No meu último post, justamente, referia uma distinção, que sinto não ter suficientemente clarificado, entre obras imprescindíveis a priori e outras que apenas se tornam imprescindíveis depois de as termos lido.
A leitura de um livro é suficiente para, por si só, o tornar importante para nós. Dava disso alguns exemplos. Mas só o acidente de ter lido esse livro o tocou de uma espécie de carácter, que é o facto de, doravante, estar agregado ao meu mundo e ser, nele, uma referência. Lê-lo tornou-o importante para mim. Mas se eu pudesse assistir de fora, divinamente consciente de todos os mundos possíveis, poderia dizer: essencialmente, um mundo em que eu não tivesse lido este ou aquele livros, seria pouco diferente de um mundo em que tivesse a sorte de os ter lido.

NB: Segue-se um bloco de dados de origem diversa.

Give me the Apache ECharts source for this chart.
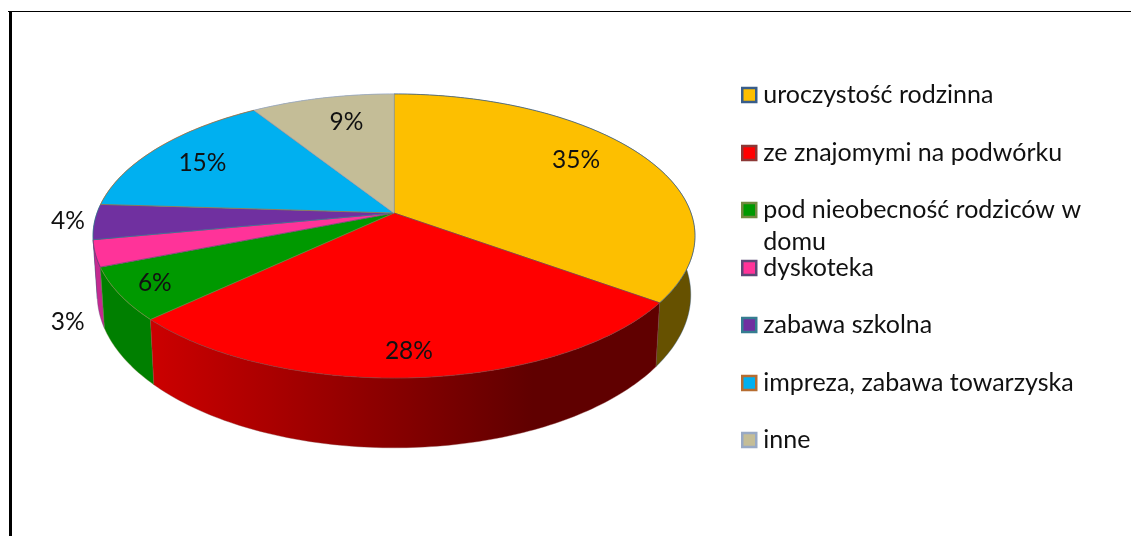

Dei o exemplo de Em Busca do Tempo Perdido como, em contrapartida, uma obra imprescindível em si mesma. Porquê?
Socorro-me de uma ideia de Tchekhov. Escreveu ele, e é uma afirmação conhecida e abundantemente citada, que, numa peça dramática, o fio tem de estar tão bem concebido na uniformidade do seu todo, e de tal forma sem distrações ou desperdícios, que, se uma espingarda aparece "casualmente" pendurada numa parede, no I acto, já sabemos que essa arma será usada, no III acto, para matar alguém. Cito de memória e muito livremente.

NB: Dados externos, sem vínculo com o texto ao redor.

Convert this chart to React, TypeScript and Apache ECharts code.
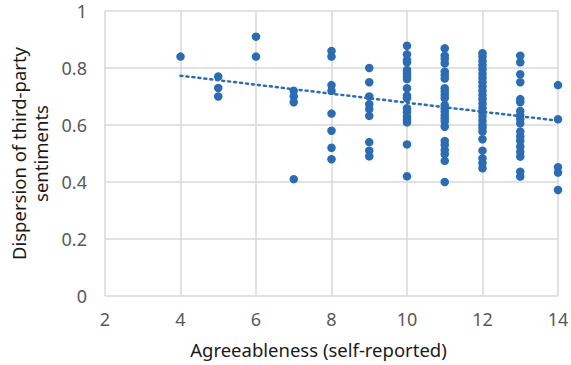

Isto é verdade. Gosto de Tchekhov e de tudo quanto ele escreveu. Sobretudo dos contos. Já aqui confessei que o considero o melhor de todos os contistas e o pai inegável dos que valem alguma coisa. A sua busca de uniformidade é judiciosa. Contudo, Proust é o contrário disso: numa obra que se dispersa por tantos volumes, por diferentes idades e tempos de vida do narrador e das personagens com que essa vida se entrelaça, tudo são encantadores distracções e desperdícios, as memórias desenhadas aqui não têm minimamente a preocupação de que, do ponto de vista da narrativa, venham a ser recuperadas como explicação do que ocorre ali, e contudo, se nos distanciamos, tudo antecipa e retoma, tudo intimamente se liga e mutuamente se compreende, tudo, tudo (mesmo os hiatos, as incongruências) terá sido inevitável na construção da catedral móvel que é Em Busca do Tempo Perdido.
Não vejo como o encantamento provocado por essa consciência, por esse amor pelo romance de Proust, pelo meu contínuo e infinito regresso ao seu texto, para descobrir o que não estava lá antes (aparentemente), não me tenha transformado, não me tenha, até certo ponto (e não sei se é, de facto, só "até certo ponto"), ensinado a ler, ensinado até a escrever, e estabelecido um específico grau de exigência. Devo afirmar que esta obra me é imprescindível porque nasceu com ela, sem dúvida, o leitor que hoje sou.
Sem vaidade o digo. Não a escrevi, sou apenas um leitor rendido.
Mas compreendem que, assim imprescindíveis, existem poucas mais.
2 comentários:
Você conseguiu publicar nesse post o resumo do que acho importante na leitura. Ela tem que tocar um território desconhecido da nossa alma e colocá-lo bem à nossa frente para que possamos descobrir que há outras almas que sentem na mesma intensidade que nós, tanto assim que as compreendemos intimamente. Aconteceu isso quando li Proust e da mesma forma quando li Kafka e Fernando Pessoa (O Livro do Desassossego). Acrescentaria Clarice Lispector.
Um abraço.
Sônia
Perfeitamente de acordo, Sonia. E sim, esses seriam alguns dos meus. Kafka sem nenhuma dúvida. O Livro do Desassossego, é claro. Clarice. Acrescentaria Dante. E três russos.